While the eyes of the Finance Ministry, which conducts the negotiations with the teachers, are directed toward the international credit rating agencies, the teachers and many of their supporters were thinking about how to make ends meet. It is no accident that on the same day (Tuesday, Nov. 27) that Standard & Poor’s Rating Services had raised its long-term foreign currency sovereign credit rating for Israel to “A” from “A-”, the ministers of Finance and Education announced in a press conference that they are sending the case back to the Labor Court in a signal that the Government would not yield to the teachers demands.

Three years ago in the midst of former Finance Minister Binyamin Netanyahu’s neoliberal reforms, the government put forward a reform plan for the educational system, formulated by a committee headed by businessman Shlomo Dovrat. The essence of the reform was to privatize the system by giving school headmasters powers to manage the budget, hire and fire teachers and even to decide on the curriculum. At the time both teachers unions – the Israeli Teachers Union (ITU) and the High Schools Teachers Organization (HSTO) refused to cooperate. As a result, the reform died.

After the elections in March 2006, the new coalition of parties that formed the government pledged to rectify the blunders of Netanyahu’s period and to lead a policy that was more attuned to the needs of the poor. In reality the coalition of Labor and Kadima, supported by (Ultra Religious) Shas and the Pensioners Party, has done the opposite.
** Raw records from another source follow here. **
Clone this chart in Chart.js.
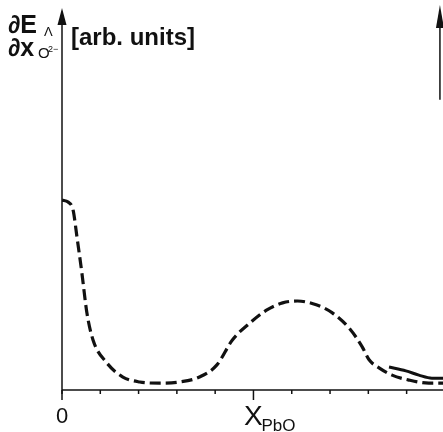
<!DOCTYPE html>
<html>
<head>
<meta charset="utf-8">
<script src="https://cdn.jsdelivr.net/npm/chart.js@4"></script>
<style>
  html, body { margin: 0; padding: 0; background: #fff; }
  #wrap { width: 443px; height: 432px; }
</style>
</head>
<body>
<div id="wrap"><canvas id="chart" width="443" height="432"></canvas></div>
<script>
// dashed curve (x = mole fraction PbO, y = arb. units)
const dashX = [0, 0.016, 0.029, 0.039, 0.052, 0.065, 0.081, 0.117, 0.159, 0.203, 0.255, 0.307, 0.359, 0.404, 0.445, 0.490, 0.534, 0.576, 0.615, 0.664, 0.706, 0.750, 0.784, 0.802, 0.828, 0.862, 0.906, 0.958, 0.995];
const dashY = [49.7, 49.2, 47.1, 40.1, 30.6, 20.2, 13.1, 7.1, 3.4, 2.1, 1.8, 2.1, 3.4, 6.5, 13.1, 17.5, 20.9, 22.8, 23.3, 22.3, 20.2, 16.2, 11.3, 7.9, 5.8, 3.9, 2.6, 1.8, 1.8];

// short solid branch at the right
const solidX = [0.854, 0.898, 0.932, 0.966, 0.995];
const solidY = [6.0, 5.0, 3.9, 3.1, 3.1];

const xTicks = [0, 0.1, 0.2, 0.3, 0.4, 0.5, 0.6, 0.7, 0.8, 0.9];
const majorTick = 0.5;

const toPoints = (xs, ys) => xs.map((x, i) => ({ x: x, y: ys[i] }));

const ink = '#111';

const axesPlugin = {
    id: 'axesPlugin',
    afterDraw(chart) {
        const ctx = chart.ctx;
        const xs = chart.scales.x;
        const ys = chart.scales.y;
        const x0 = xs.getPixelForValue(0);
        const y0 = ys.getPixelForValue(0);
        const yTop = ys.getPixelForValue(100);
        const xEnd = xs.getPixelForValue(xs.max);

        ctx.save();
        ctx.strokeStyle = ink;
        ctx.fillStyle = ink;
        ctx.lineWidth = 1.5;

        // y axis with arrow
        ctx.beginPath();
        ctx.moveTo(x0, y0 + 10);
        ctx.lineTo(x0, yTop + 14);
        ctx.stroke();
        ctx.beginPath();
        ctx.moveTo(x0, yTop);
        ctx.lineTo(x0 - 4.5, yTop + 17);
        ctx.lineTo(x0 + 4.5, yTop + 17);
        ctx.closePath();
        ctx.fill();

        // x axis
        ctx.beginPath();
        ctx.moveTo(x0, y0);
        ctx.lineTo(xEnd, y0);
        ctx.stroke();

        // ticks
        xTicks.forEach(t => {
            const px = xs.getPixelForValue(t);
            ctx.beginPath();
            ctx.moveTo(px, y0);
            ctx.lineTo(px, y0 + (t === majorTick ? 10 : 4));
            ctx.stroke();
        });

        // right arrow
        const xr = xs.getPixelForValue(0.987);
        const yr = ys.getPixelForValue(76);
        ctx.beginPath();
        ctx.moveTo(xr, yr);
        ctx.lineTo(xr, yTop + 10);
        ctx.stroke();
        ctx.beginPath();
        ctx.moveTo(xr, yTop - 3);
        ctx.lineTo(xr - 4, yTop + 20);
        ctx.lineTo(xr + 4, yTop + 20);
        ctx.closePath();
        ctx.fill();

        // labels
        ctx.textBaseline = 'alphabetic';
        ctx.textAlign = 'left';
        ctx.font = 'bold 25px "Liberation Sans", Arial, sans-serif';
        ctx.fillText('\u2202E', 8, 33);
        ctx.fillText('\u2202x', 8, 56);
        ctx.font = '13px "Liberation Sans", Arial, sans-serif';
        ctx.fillText('\u039b', 44, 36);
        ctx.font = '15px "Liberation Sans Narrow", "Liberation Sans", sans-serif';
        ctx.fillText('O', 38, 58);
        ctx.font = '9px "Liberation Sans", Arial, sans-serif';
        ctx.fillText('2\u2212', 48, 52);

        ctx.font = 'bold 24px "Liberation Sans", Arial, sans-serif';
        ctx.fillText('[arb. units]', 71, 45);

        ctx.textAlign = 'center';
        ctx.font = '22px "Liberation Sans Narrow", "Liberation Sans", sans-serif';
        ctx.fillText('0', x0, 423);
        const xm = xs.getPixelForValue(majorTick);
        ctx.font = '28px "Liberation Sans Narrow", "Liberation Sans", sans-serif';
        ctx.fillText('X', xm, 425);
        ctx.textAlign = 'left';
        ctx.font = '17px "Liberation Sans Narrow", "Liberation Sans", sans-serif';
        ctx.fillText('PbO', xm + 8, 431);
        ctx.restore();
    }
};

new Chart(document.getElementById('chart').getContext('2d'), {
    type: 'scatter',
    data: {
        datasets: [
            {
                data: toPoints(dashX, dashY),
                showLine: true,
                borderColor: ink,
                borderWidth: 3.2,
                borderDash: [11, 5],
                pointRadius: 0,
                cubicInterpolationMode: 'monotone',
                fill: false
            },
            {
                data: toPoints(solidX, solidY),
                showLine: true,
                borderColor: ink,
                borderWidth: 3,
                pointRadius: 0,
                cubicInterpolationMode: 'monotone',
                fill: false
            }
        ]
    },
    options: {
        responsive: false,
        animation: false,
        layout: { padding: { left: 62, right: 0, top: 8, bottom: 42 } },
        plugins: { legend: { display: false }, tooltip: { enabled: false } },
        scales: {
            x: { type: 'linear', min: 0, max: 0.995, display: false },
            y: { type: 'linear', min: 0, max: 100, display: false }
        }
    },
    plugins: [axesPlugin]
});
</script>
</body>
</html>
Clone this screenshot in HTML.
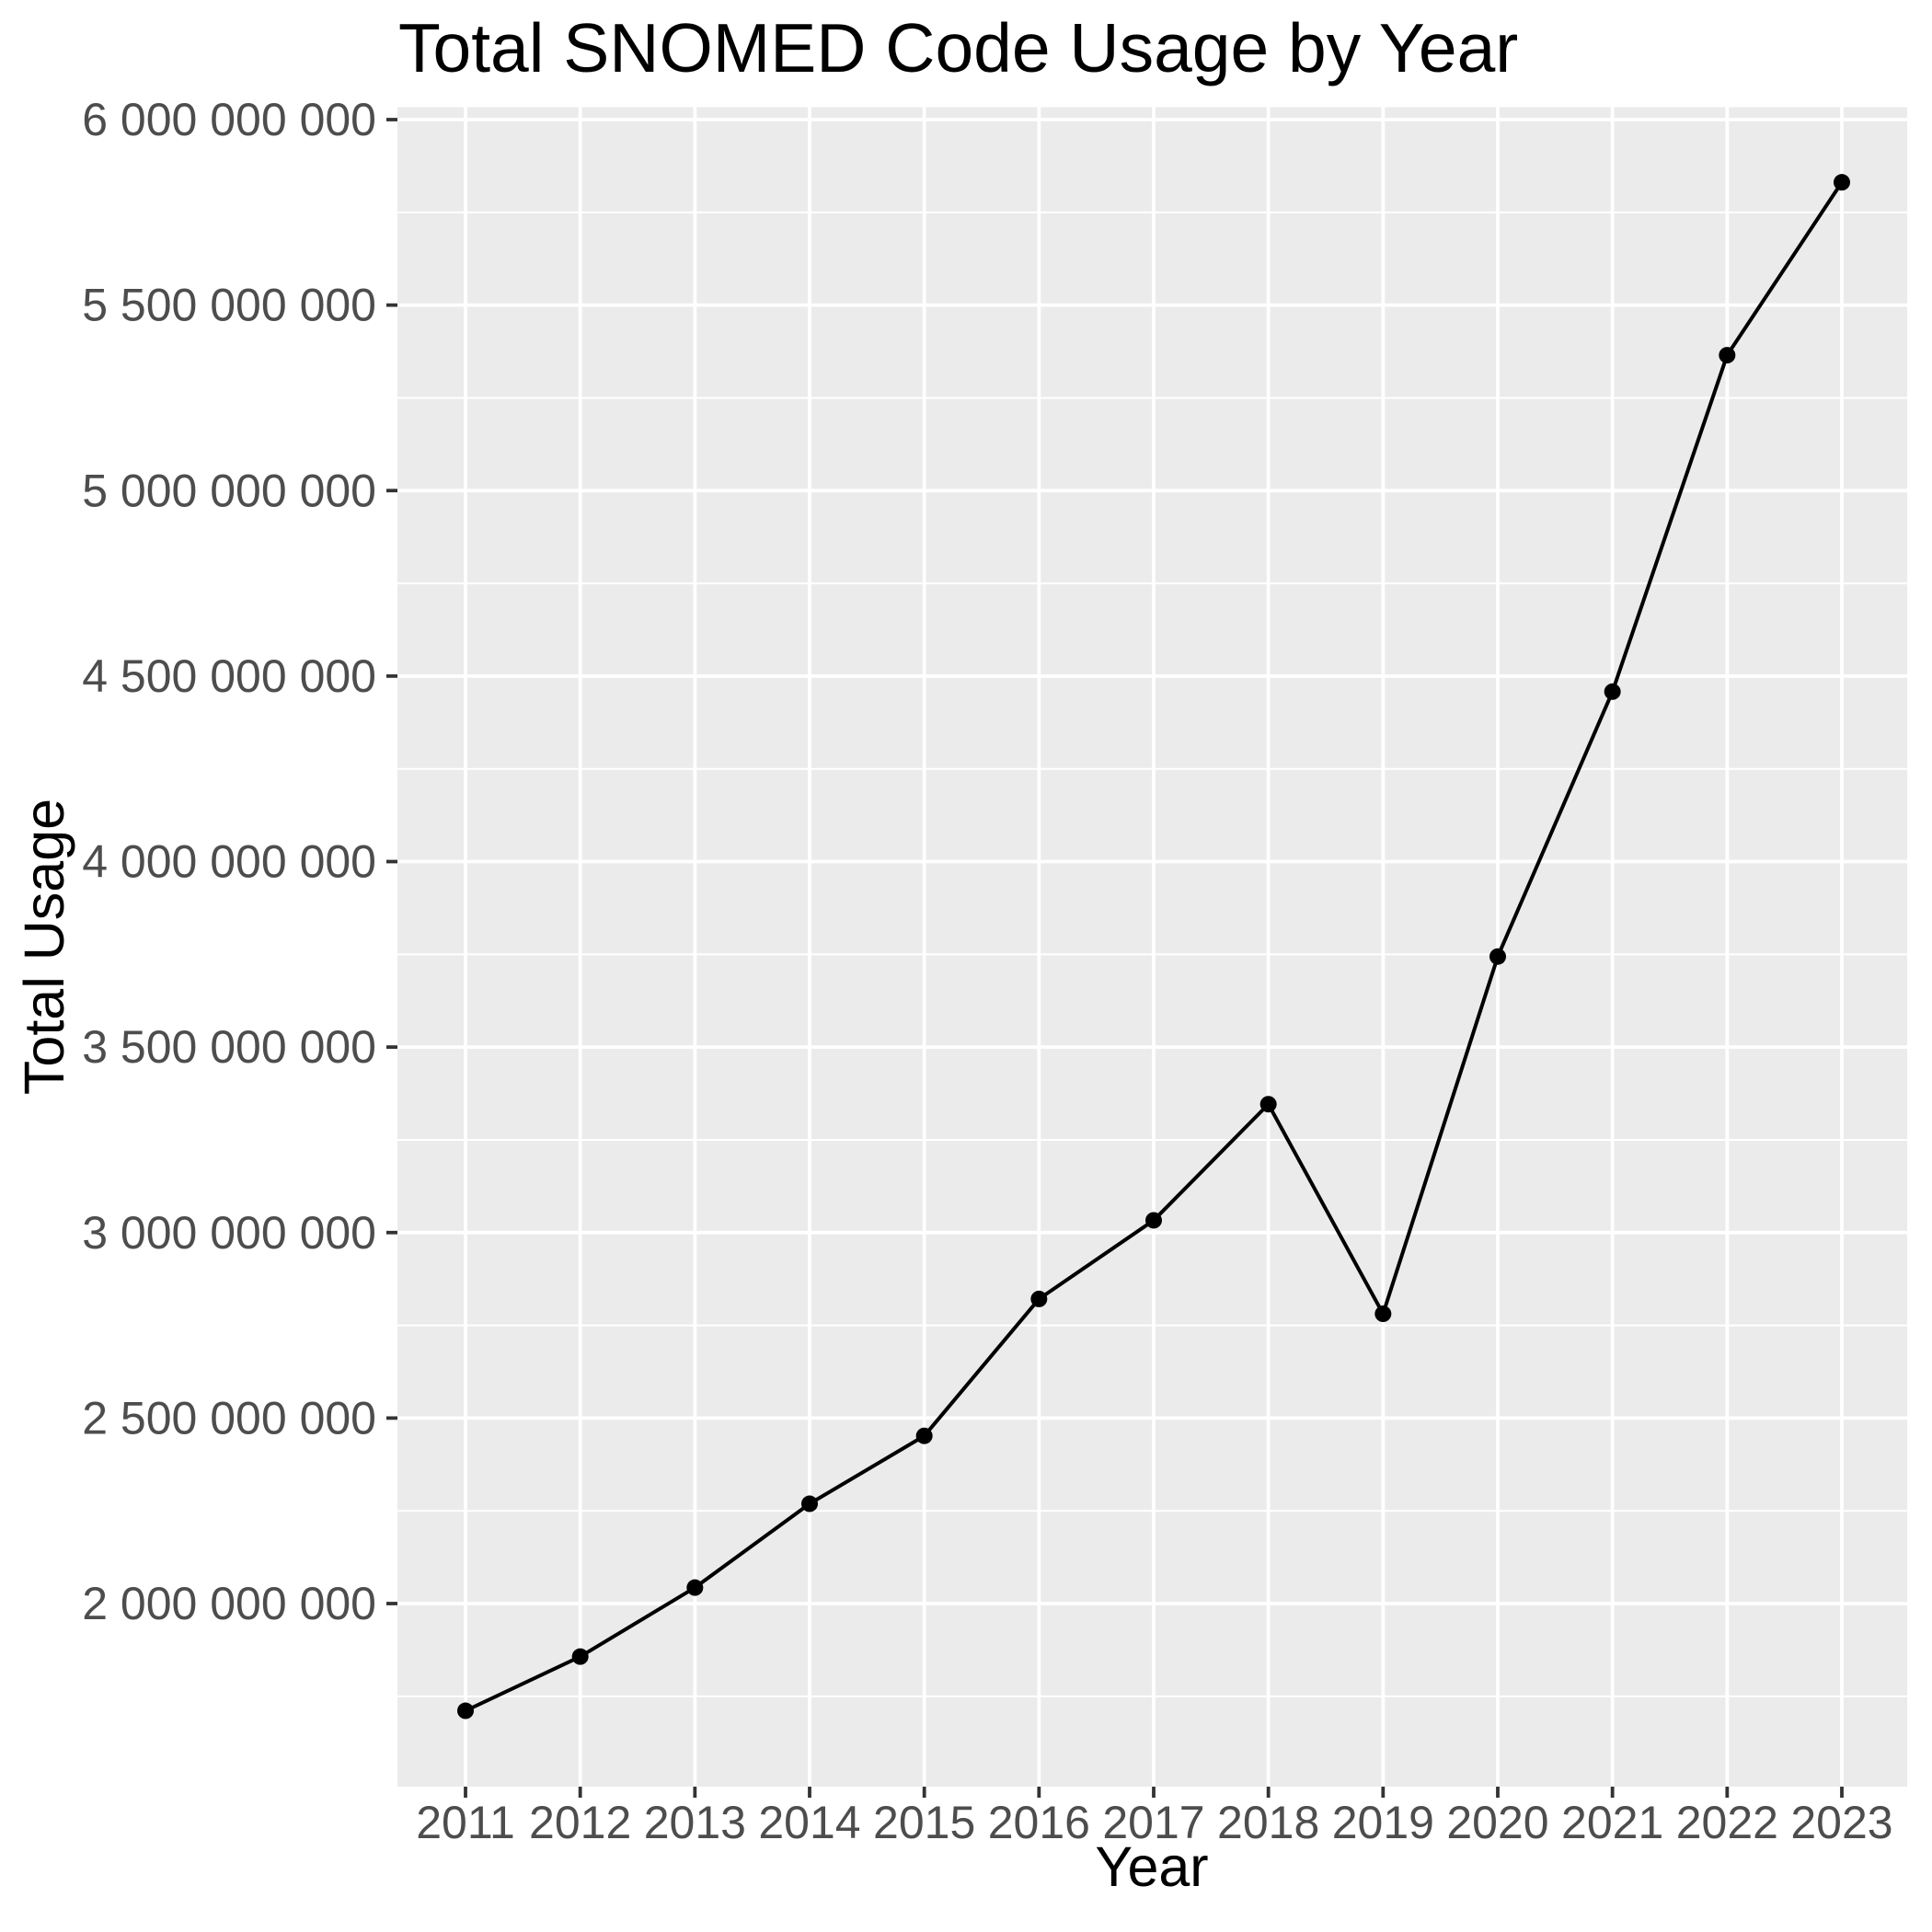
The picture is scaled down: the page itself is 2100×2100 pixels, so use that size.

Exploiting the division between the two teachers unions’, the government struck a deal with the HT. This agreement, signed last September and called “New Horizon,” was a mild version of the Dovrat reform that both unions rejected three years ago. In the negotiations between the HSTO and the Government, the “New Horizon” became the yardstick. The teachers are expected to accept the agreement as the basis of everything or get nothing.

The teachers are not fighting for luxuries. Public schools have deteriorated in recent years as a result of government cuts in public spending. According to data supplied by Mr. Shlomo Weinberg, the secretary of the HSTO in the Carmel Region, the education budget was cut in the last 5 years by NIS 4.5 billion. This means that 285,000 hours were slashed from the high schools – about 8.5 hours per week for each student! Moreover, according to Weinberg, the New Horizon agreement gives headmasters extra powers that will result in a break between teachers and headmasters, for the latter will have authority to fire teachers easily.

Mr. Ghazi Ayub, the secretary of the Triangle Region of the HSTO (Arab schools), put it very simply: “We will not accept New Horizon by any means. It is an attempt to bring the Dovrat Reform in through the back door after we threw it away through the front door. We are fighting for conditions that will allow us to attract young teachers to the system with better conditions of work and better salaries.”

WAC, as a new Trade Union Association that aims at building a broad democratic nonsectarian labor movement, supports the strike of the teachers. Together with HSTO, it has organized solidarity meetings in Arab communities.

The stakes are great. The Government sees this fight as a test of its ability to stick to budgetary discipline and not give in to public demands. The teachers have nothing to lose: they reached a level of frustration and a feeling of degradation so deep that they prefer to lose their jobs rather than return to work under the old conditions.

At the moment of this writing (28.11.07), the struggle seems at a stalemate. The support HSTO has gained, and the amazing energies of its members and their students, could prove to be a new beginning for a social movement in Israel . We at WAC will do whatever we can to materialize this promise, so that Arab and Jewish teachers and students, as well as all workers, can find new ways of organizing and fighting to create a future for all.